What you should do –
Reply with one number: the count of lines in the records below that hold "this".

Records supplied –
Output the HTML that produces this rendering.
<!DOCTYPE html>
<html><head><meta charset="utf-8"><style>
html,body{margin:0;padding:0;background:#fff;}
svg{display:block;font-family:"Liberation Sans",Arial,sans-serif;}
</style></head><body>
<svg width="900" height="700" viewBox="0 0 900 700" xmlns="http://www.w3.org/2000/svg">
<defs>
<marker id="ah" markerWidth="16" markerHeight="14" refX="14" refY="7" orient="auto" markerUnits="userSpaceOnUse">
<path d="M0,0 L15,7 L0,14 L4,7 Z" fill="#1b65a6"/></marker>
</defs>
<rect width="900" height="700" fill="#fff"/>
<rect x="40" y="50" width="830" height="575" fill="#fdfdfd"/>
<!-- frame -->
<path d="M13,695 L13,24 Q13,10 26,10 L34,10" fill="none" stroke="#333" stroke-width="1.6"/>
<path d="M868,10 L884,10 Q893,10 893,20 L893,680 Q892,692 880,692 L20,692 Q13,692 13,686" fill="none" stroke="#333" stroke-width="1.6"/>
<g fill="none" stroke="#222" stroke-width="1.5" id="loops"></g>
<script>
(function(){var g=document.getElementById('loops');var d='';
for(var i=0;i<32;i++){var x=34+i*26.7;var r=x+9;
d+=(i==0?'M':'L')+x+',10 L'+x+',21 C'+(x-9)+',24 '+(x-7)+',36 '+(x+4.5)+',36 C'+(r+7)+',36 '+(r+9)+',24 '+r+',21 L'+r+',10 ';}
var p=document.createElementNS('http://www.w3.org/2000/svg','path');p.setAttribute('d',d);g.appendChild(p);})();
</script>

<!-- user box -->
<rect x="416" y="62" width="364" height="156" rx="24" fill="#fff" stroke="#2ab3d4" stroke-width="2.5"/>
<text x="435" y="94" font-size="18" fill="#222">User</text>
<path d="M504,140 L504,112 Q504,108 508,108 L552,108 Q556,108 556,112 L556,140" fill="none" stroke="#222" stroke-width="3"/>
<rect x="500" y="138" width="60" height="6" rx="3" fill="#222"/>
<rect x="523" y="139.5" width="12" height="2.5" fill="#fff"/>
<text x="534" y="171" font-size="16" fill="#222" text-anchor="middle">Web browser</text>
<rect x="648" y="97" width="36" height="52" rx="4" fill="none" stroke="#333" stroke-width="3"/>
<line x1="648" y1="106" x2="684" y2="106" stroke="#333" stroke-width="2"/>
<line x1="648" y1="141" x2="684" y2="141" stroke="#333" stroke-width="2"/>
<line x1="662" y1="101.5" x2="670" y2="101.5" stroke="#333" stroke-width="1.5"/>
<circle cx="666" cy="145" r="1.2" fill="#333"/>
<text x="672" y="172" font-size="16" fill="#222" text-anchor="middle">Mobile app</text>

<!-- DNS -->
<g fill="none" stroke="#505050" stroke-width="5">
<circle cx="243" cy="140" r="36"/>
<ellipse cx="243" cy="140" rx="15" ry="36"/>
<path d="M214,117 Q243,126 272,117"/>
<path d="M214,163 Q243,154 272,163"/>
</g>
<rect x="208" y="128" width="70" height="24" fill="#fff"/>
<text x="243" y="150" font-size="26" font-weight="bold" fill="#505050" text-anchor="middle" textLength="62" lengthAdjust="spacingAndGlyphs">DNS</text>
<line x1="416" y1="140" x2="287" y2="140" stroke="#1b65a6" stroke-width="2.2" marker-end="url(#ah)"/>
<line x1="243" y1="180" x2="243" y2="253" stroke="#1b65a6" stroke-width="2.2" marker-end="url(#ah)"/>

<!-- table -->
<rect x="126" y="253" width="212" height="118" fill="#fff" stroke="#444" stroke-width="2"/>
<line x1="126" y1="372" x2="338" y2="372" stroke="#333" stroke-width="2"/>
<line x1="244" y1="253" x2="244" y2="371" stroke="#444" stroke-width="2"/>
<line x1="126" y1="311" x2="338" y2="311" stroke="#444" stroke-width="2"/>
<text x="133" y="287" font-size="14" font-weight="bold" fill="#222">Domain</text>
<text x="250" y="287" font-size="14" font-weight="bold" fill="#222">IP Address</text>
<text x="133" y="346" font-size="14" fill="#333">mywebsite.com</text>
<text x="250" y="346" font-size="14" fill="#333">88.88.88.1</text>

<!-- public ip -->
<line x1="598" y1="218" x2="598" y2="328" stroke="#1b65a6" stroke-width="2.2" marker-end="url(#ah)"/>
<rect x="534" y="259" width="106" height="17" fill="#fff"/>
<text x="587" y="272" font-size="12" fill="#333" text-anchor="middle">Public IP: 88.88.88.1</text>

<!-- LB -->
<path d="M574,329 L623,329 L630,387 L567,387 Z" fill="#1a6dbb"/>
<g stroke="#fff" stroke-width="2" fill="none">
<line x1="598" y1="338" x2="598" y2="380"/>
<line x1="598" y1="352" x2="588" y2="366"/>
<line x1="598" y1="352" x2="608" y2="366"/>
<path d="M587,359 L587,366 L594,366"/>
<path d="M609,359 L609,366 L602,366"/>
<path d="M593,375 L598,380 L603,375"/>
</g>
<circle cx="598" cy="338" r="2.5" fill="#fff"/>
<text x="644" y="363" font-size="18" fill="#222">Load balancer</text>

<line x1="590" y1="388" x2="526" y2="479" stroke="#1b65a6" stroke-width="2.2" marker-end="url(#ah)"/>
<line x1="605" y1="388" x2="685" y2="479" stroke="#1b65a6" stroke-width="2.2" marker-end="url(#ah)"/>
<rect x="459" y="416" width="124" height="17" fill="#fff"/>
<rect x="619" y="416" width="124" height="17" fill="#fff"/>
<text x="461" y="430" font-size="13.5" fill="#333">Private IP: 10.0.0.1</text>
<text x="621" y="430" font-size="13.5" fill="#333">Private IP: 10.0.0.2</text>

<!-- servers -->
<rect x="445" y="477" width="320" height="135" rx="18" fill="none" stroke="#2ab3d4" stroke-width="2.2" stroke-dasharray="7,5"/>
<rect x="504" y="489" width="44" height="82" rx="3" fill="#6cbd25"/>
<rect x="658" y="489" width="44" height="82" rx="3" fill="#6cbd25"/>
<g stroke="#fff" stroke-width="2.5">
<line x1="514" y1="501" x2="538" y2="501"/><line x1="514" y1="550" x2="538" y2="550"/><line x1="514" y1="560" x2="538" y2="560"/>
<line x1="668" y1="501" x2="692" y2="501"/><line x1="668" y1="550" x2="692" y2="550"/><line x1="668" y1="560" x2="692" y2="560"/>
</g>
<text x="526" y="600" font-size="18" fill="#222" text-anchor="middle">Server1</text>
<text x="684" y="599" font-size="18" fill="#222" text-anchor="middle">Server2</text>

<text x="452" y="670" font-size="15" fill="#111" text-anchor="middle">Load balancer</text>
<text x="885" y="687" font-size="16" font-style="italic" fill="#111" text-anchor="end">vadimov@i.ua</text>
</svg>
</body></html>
...
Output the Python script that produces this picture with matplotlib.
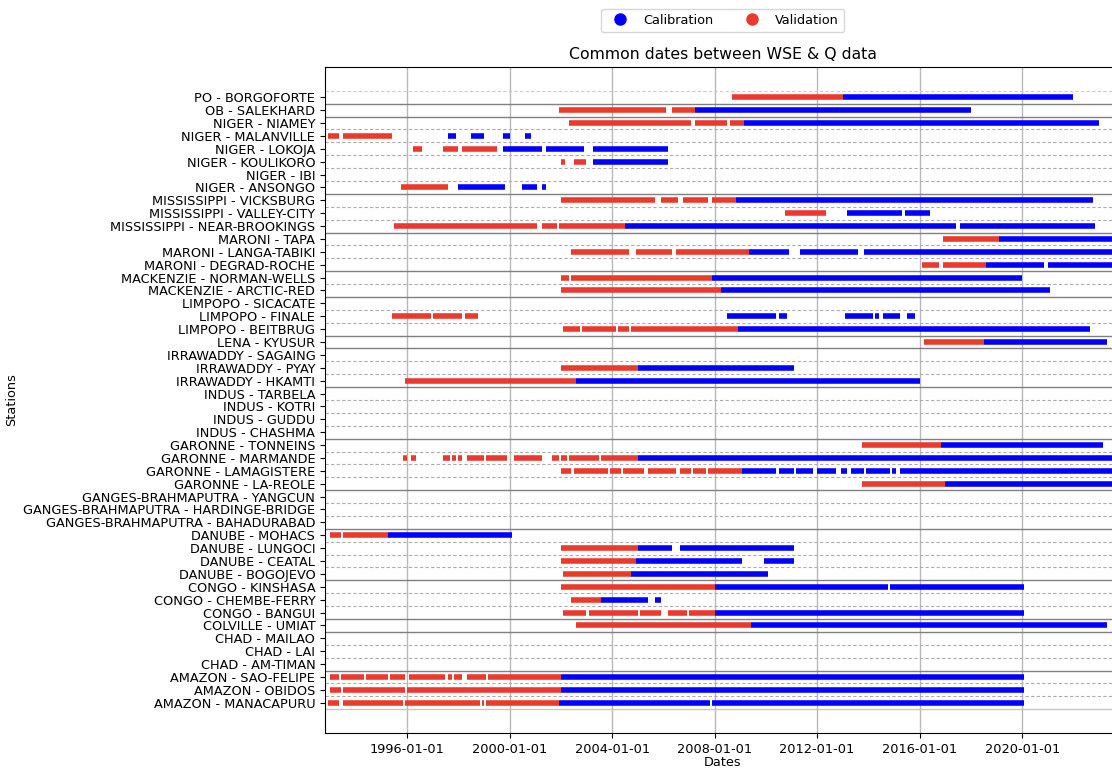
* * *
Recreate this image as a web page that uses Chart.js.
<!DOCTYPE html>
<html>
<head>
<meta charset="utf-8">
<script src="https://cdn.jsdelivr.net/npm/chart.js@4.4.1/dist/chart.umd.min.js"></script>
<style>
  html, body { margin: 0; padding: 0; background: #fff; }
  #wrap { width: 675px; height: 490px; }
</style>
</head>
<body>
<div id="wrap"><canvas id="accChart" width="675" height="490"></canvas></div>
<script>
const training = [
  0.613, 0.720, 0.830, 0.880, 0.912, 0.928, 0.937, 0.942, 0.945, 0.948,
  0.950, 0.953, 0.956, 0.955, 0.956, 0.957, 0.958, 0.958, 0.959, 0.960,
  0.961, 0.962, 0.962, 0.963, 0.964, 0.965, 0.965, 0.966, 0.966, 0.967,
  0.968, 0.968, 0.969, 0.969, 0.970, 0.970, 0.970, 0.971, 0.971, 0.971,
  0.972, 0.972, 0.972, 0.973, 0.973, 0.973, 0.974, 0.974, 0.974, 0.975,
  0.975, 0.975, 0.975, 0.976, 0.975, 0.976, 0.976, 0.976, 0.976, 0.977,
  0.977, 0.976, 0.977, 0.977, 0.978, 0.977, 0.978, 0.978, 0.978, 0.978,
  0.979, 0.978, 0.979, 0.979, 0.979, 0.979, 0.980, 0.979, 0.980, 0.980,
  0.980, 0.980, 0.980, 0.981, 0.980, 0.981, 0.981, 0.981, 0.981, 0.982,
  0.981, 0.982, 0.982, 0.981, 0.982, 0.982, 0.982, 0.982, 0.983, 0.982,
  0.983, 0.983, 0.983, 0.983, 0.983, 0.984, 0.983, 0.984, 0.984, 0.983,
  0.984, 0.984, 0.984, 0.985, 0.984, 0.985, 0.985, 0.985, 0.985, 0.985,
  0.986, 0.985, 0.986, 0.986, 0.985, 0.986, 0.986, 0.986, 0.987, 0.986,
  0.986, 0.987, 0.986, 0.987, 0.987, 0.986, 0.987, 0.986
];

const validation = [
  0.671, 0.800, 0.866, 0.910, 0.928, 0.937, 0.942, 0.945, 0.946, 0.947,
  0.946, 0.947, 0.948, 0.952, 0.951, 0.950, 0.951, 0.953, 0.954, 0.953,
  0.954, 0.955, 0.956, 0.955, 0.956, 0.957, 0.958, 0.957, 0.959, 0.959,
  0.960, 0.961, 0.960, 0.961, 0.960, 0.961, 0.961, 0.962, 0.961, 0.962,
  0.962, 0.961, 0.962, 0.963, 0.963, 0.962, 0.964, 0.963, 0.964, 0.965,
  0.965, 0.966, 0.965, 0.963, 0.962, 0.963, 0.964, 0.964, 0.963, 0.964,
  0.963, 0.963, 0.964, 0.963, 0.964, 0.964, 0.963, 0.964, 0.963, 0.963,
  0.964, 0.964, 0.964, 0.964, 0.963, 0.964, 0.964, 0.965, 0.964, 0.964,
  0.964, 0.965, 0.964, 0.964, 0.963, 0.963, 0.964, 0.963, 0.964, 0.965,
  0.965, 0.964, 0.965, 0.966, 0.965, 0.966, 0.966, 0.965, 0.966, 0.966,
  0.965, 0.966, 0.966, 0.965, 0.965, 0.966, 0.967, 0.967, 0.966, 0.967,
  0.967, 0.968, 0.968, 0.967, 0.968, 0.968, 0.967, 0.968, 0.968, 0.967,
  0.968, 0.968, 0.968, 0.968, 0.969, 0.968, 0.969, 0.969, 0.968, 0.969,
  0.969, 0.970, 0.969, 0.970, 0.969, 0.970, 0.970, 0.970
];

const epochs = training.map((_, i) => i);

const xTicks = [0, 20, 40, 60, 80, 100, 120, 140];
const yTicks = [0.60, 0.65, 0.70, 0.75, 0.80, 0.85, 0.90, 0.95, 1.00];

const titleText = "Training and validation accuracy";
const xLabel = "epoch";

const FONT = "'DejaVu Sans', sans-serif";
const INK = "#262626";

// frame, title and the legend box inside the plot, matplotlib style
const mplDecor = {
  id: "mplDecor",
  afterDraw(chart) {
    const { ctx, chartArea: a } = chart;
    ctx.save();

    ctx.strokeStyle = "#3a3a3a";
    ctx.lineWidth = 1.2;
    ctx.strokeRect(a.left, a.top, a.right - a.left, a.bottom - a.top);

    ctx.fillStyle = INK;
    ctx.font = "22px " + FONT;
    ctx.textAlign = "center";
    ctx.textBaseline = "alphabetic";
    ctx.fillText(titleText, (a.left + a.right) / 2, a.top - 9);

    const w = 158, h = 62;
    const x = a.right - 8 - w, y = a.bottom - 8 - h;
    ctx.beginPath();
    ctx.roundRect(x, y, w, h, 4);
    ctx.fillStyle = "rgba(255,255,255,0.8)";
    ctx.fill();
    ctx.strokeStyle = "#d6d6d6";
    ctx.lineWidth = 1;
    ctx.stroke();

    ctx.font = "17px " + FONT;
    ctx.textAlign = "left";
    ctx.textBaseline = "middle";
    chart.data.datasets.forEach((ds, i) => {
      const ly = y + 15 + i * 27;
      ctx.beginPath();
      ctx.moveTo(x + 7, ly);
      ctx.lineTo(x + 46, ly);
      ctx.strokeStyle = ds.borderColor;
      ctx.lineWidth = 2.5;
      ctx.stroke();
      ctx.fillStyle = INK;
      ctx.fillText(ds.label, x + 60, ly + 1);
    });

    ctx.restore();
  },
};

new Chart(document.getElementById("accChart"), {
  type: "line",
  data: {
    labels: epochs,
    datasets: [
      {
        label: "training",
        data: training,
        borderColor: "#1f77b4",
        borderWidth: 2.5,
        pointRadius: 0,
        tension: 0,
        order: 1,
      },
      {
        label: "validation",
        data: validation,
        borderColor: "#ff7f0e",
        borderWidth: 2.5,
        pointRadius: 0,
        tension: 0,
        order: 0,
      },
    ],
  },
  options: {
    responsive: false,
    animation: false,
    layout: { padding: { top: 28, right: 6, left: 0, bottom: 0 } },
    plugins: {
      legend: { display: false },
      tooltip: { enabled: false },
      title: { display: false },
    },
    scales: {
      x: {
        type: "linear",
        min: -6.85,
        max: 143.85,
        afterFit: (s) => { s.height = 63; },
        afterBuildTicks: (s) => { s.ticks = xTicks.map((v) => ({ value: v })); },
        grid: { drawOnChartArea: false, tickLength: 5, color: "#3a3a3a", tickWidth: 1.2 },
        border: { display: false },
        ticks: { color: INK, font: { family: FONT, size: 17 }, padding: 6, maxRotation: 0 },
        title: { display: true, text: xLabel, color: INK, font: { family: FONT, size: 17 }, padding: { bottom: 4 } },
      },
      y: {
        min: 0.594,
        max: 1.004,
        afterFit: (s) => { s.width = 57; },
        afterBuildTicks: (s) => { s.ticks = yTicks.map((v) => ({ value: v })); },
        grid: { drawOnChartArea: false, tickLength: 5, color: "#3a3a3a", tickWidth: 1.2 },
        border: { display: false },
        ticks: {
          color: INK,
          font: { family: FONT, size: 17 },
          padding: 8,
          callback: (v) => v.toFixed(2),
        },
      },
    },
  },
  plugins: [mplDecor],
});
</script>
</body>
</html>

Exercise output –
3